Dixson trial gets under way
Witnesses began to take the stand Monday as the jury trial began for Calvin Dixson, the man accused of shooting two women in Fostoria, killing one and injuring the other.
Dixson, who faces charges of aggravated murder, a special felony, and attempted murder, a first-degree felony, could face life in prison without parole if convicted.
He was arrested July 29 in Cleveland, the day after he allegedly killed Lisa Stowers, 50, of Springfield, and injured her daughter Tyeesha Ferguson, 36, of Fostoria, in a shooting in the driveway at 245 Bannister St. Both women suffered multiple gunshot wounds.
Ferguson, Dixson’s estranged girlfriend, had filed a protection order against Dixson before the shooting.
In his opening statement Monday, Seneca County Prosecutor Derek DeVine told the jury the women, who were visiting a dying family member, had been sitting in a car in the driveway when Dixson walked up and opened fire. He first shot Stowers six times through the front seat passenger window, killing her, and then opened fire on Ferguson, who had been sitting in the back seat, he alleged.
“Tyeesha was lucky. She was shot multiple times and she survived,” DeVine said.
Danielle Stowers, Ferguson’s sister and Stowers’ daughter, had been sitting in the driver’s seat of the car when Dixson approached, DeVine said. She was able to run away after seeing him.
DeVine also told the jury Monday that Dixson had purchased bullets matching those used in the shooting two days before the shooting and that Dixson told Ferguson via text message that he was coming to Fostoria. DeVine said Dixson had been unhappy with Ferguson not responding to him and not doing what he wanted her to do.
“Mr. Dixson came to town that afternoon, he parked a couple of blocks away and walked between houses and arrived at that residence,” DeVine said.
A next door neighbor, Robin Palmer, testified Monday afternoon that she was standing on her front porch that afternoon.

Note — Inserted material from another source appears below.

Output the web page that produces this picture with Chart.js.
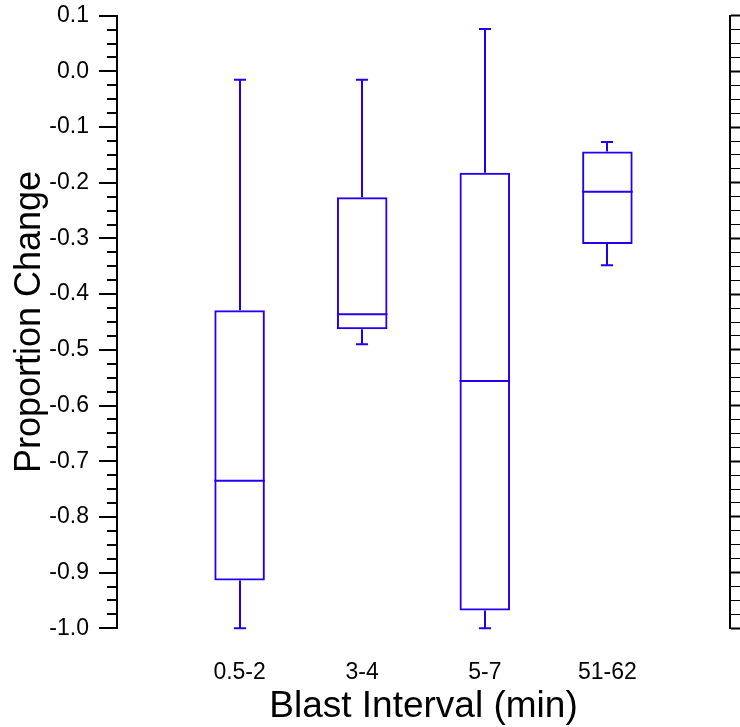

She described seeing a man walk across a field and approach 245 Bannister St.
Soon after seeing him enter the driveway, Palmer said she heard what sounded like a brick of firecrackers going off.
As the man walked away from the residence, Palmer asked him what he was doing. Palmer said the man didn’t answer her, and calmly walked away in the same direction from which he came.

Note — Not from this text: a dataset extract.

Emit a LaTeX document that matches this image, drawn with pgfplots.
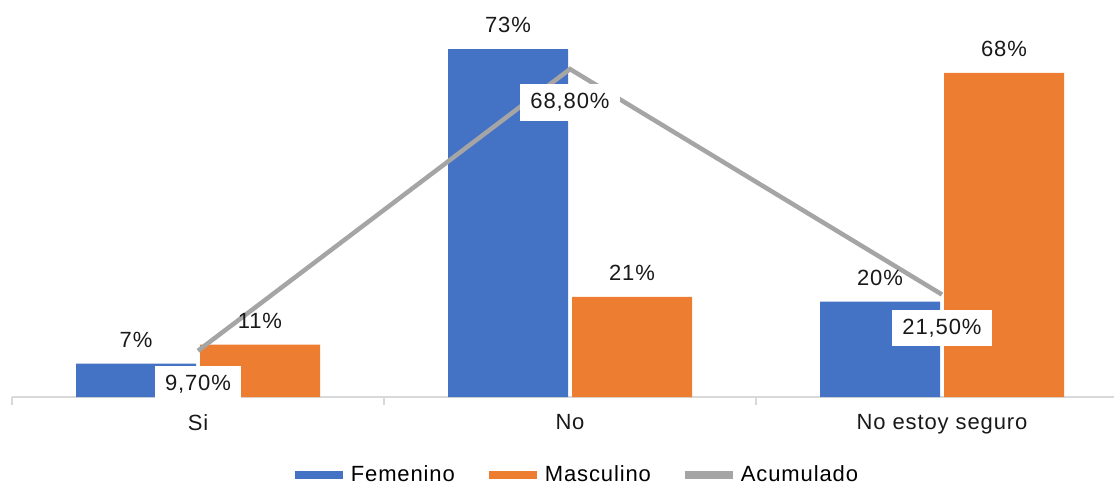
\documentclass[border=0pt]{standalone}
\usepackage{pgfplots}
\pgfplotsset{compat=1.18}
\usepackage{fontspec}
\setmainfont{Liberation Sans}[LetterSpace=4]

\definecolor{fem}{HTML}{4472C4}
\definecolor{masc}{HTML}{ED7D31}
\definecolor{acum}{HTML}{A5A5A5}
\definecolor{axisgray}{HTML}{D9D9D9}

\begin{document}
\begin{tikzpicture}[font=\fontsize{11}{13}\selectfont]
\begin{axis}[
  at={(6pt,46pt)}, anchor=south west,
  scale only axis,
  width=551pt, height=190.64pt,
  xmin=-0.5, xmax=2.4624,
  ymin=0, ymax=80,
  axis y line=none,
  axis x line*=bottom,
  x axis line style={draw=axisgray, line width=0.75pt, -},
  xtick={-0.5,0.5,1.5},
  xticklabels={},
  tick align=outside,
  major tick length=4pt,
  xtick style={draw=axisgray, line width=0.75pt},
  extra x ticks={0,1,2},
  extra x tick labels={Si,No,No estoy seguro},
  extra x tick style={major tick length=0pt, xticklabel style={yshift=-5pt, text=black!90}},
  clip=false,
  legend style={draw=none, at={(0.5122,-0.2046)}, anchor=center,
    legend columns=3, font=\fontsize{11}{13}\selectfont,
    /tikz/every even column/.append style={column sep=13pt},
    inner sep=0pt},
  legend cell align=left,
]
\addplot[ybar, bar width=60pt, bar shift=-31pt, fill=fem, draw=none,
  nodes near coords, point meta=explicit symbolic,
  every node near coord/.append style={anchor=south, inner sep=0pt, xshift=-31pt, yshift=8pt, text=black!90},
  legend image code/.code={\draw[fem, line width=4pt] (0pt,0pt) -- (24pt,0pt);}]
  coordinates {(0,7) [7\%] (1,73) [73\%] (2,20) [20\%]};
\addlegendentry{Femenino}
\addplot[ybar, bar width=60pt, bar shift=31pt, fill=masc, draw=none,
  nodes near coords, point meta=explicit symbolic,
  every node near coord/.append style={anchor=south, inner sep=0pt, xshift=31pt, yshift=8pt, text=black!90},
  legend image code/.code={\draw[masc, line width=4pt] (0pt,0pt) -- (24pt,0pt);}]
  coordinates {(0,11) [11\%] (1,21) [21\%] (2,68) [68\%]};
\addlegendentry{Masculino}
\addplot[sharp plot, acum, line width=2.25pt, mark=none,
  nodes near coords, point meta=explicit symbolic,
  every node near coord/.append style={anchor=north, fill=white, text=black!90,
    inner xsep=5pt, inner ysep=4.5pt, yshift=-6.5pt},
  legend image code/.code={\draw[acum, line width=4pt] (0pt,0pt) -- (24pt,0pt);}]
  coordinates {(0,9.7) [9,70\%] (1,68.8) [68,80\%] (2,21.5) [21,50\%]};
\addlegendentry{Acumulado}
\end{axis}
\pgfresetboundingbox
\path (0,0) rectangle (557pt,244.5pt);
\end{tikzpicture}
\end{document}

“He just kept on walking like it was nothing,” she said.
Palmer, who identified Dixson Monday as the man she saw walking to and from the residence, said she didn’t witness the shooting.

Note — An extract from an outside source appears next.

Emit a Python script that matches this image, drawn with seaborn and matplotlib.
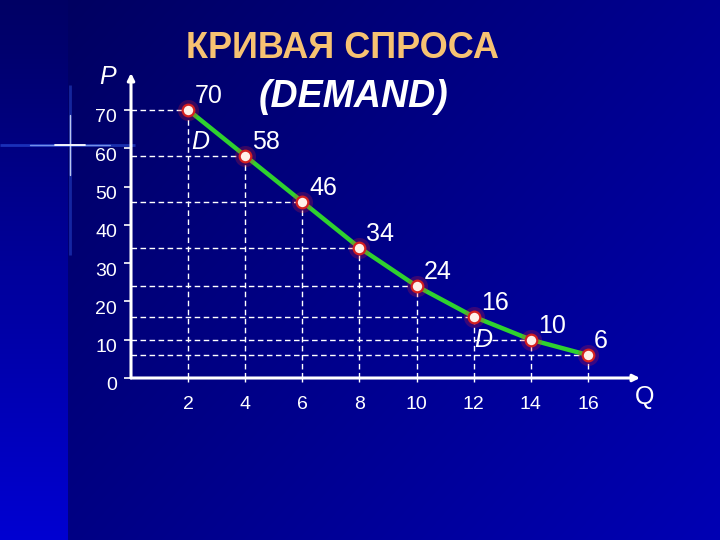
import numpy as np
import pandas as pd
import matplotlib
matplotlib.use("Agg")
import matplotlib.pyplot as plt
import matplotlib.transforms as mtransforms
import seaborn as sns

# ---- data ----
quantity = [2, 4, 6, 8, 10, 12, 14, 16]
price = [70, 58, 46, 34, 24, 16, 10, 6]
y_ticks = [0, 10, 20, 30, 40, 50, 60, 70]
x_ticks = [2, 4, 6, 8, 10, 12, 14, 16]
title_ru = "КРИВАЯ СПРОСА"
title_en = "(DEMAND)"
curve_label = "D"

df = pd.DataFrame({"Q": quantity, "P": price})

sns.set_theme(style="white")
plt.rcParams["font.family"] = ["Liberation Sans", "DejaVu Sans"]

W, H = 720, 540
fig = plt.figure(figsize=(W / 100, H / 100), dpi=100)

# ---- background gradient ----
bg = fig.add_axes([0, 0, 1, 1], zorder=-10)
yy, xx = np.mgrid[0:H, 0:W]
b = 92 + 88 * (0.6 * xx / W + 0.4 * yy / H)
strip = xx < 68
b[strip] = (100 + 110 * yy / H)[strip]
img = np.zeros((H, W, 3))
img[..., 2] = b / 255.0
bg.imshow(img, aspect="auto", extent=[0, W, H, 0])
bg.set_xlim(0, W)
bg.set_ylim(H, 0)
bg.axis("off")
# decorative cross glow
bg.plot([0, 135], [145, 145], color="#3a6cff", lw=2.0, alpha=0.45, solid_capstyle="butt")
bg.plot([30, 110], [145, 145], color="#9ab8ff", lw=1.0, alpha=0.7)
bg.plot([70, 70], [85, 255], color="#3a6cff", lw=2.0, alpha=0.35, solid_capstyle="butt")
bg.plot([70, 70], [115, 175], color="#d8e4ff", lw=1.0, alpha=0.85)
bg.plot([55, 85], [145, 145], color="white", lw=1.3)

# ---- main axes ----
x0, y0 = 131, 378
px_x, px_y = 28.56, 3.83
x_end, y_end = 640, 73
ax = fig.add_axes([x0 / W, (H - y0) / H, (x_end - x0) / W, (y0 - y_end) / H])
ax.set_facecolor("none")
ax.set_xlim(0, (x_end - x0) / px_x)
ax.set_ylim(0, (y0 - y_end) / px_y)
for s in ax.spines.values():
    s.set_visible(False)

# dashed guide lines
ax.hlines(df["P"], 0, df["Q"], colors="white", lw=1.0, linestyles=(0, (4, 2.5)), zorder=1)
ax.vlines(df["Q"], 0, df["P"], colors="white", lw=1.0, linestyles=(0, (4, 2.5)), zorder=1)

# axes arrows
ax.annotate("", xy=(0, 1.0), xytext=(0, 0), xycoords="axes fraction",
            arrowprops=dict(arrowstyle="-|>", color="white", lw=2.2, mutation_scale=10,
                            shrinkA=0, shrinkB=0), zorder=3, annotation_clip=False)
ax.annotate("", xy=(1.0, 0), xytext=(0, 0), xycoords="axes fraction",
            arrowprops=dict(arrowstyle="-|>", color="white", lw=2.2, mutation_scale=10,
                            shrinkA=0, shrinkB=0), zorder=3, annotation_clip=False)

# demand curve
sns.lineplot(data=df, x="Q", y="P", ax=ax, color="#2fd12f", lw=3.2, zorder=4)
ax.scatter(df["Q"], df["P"], s=230, color="#ff2020", alpha=0.22, lw=0, zorder=5)
sns.scatterplot(data=df, x="Q", y="P", ax=ax, s=70, color="#fff0ea",
                edgecolor="#d42020", linewidth=1.6, zorder=6)

# value labels
for q, p in zip(quantity, price):
    dx = 13 if q == quantity[-1] else 21
    ax.annotate(str(p), (q, p), xytext=(dx, 14), textcoords="offset pixels",
                ha="center", va="center", color="white", fontsize=18, zorder=7)

# curve labels D
ax.text(2.44, 61.5, curve_label, color="white", fontsize=18, style="italic",
        ha="center", va="center")
ax.text(12.33, 10.0, curve_label, color="white", fontsize=18, style="italic",
        ha="center", va="center")

# ticks
ax.set_xticks(x_ticks)
ax.set_yticks(y_ticks)
ax.set_xticklabels([str(v) for v in x_ticks])
ax.set_yticklabels([str(v) for v in y_ticks])
ax.tick_params(axis="y", colors="white", labelsize=14, length=5, width=1.2, direction="out",
               pad=5, left=True)
ax.tick_params(axis="x", colors="white", labelsize=14, length=3, width=1.0, direction="out",
               pad=10, bottom=True)
shift = mtransforms.ScaledTranslation(0, -6 / 100, fig.dpi_scale_trans)
for lab in ax.get_yticklabels():
    lab.set_transform(lab.get_transform() + shift)
ax.set_xlabel("")
ax.set_ylabel("")

# axis names
fig.text(108 / W, 1 - 77 / H, "P", color="white", fontsize=18, style="italic",
         ha="center", va="center")
fig.text(645 / W, 1 - 397 / H, "Q", color="white", fontsize=18,
         ha="center", va="center")

# titles
fig.text(342 / W, 1 - 48 / H, title_ru, color="#f7c272", fontsize=26, fontweight="bold",
         ha="center", va="center")
fig.text(354 / W, 1 - 97 / H, title_en, color="white", fontsize=27, fontweight="bold",
         style="italic", ha="center", va="center")

fig.savefig("out.png", dpi=100)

“I did not see him shoot her, but it sounded like a brick of firecrackers,” she said.
During cross-examination, Dean Henry, Dixson’s attorney, pointed out that Palmer previously answered “no” to a written police question regarding whether she recognized the suspect.
Also to testify Monday was a Fostoria police officer who responded to the shooting, and two other Fostoria residents. One resident, who lives on West Lytle Street, said he saw a man run by his house after he heard shots. He was unable to describe the man’s face, but said he was wearing black and white clothing.
The trial is scheduled to continue through the rest of the week. Ferguson is set to take the stand today.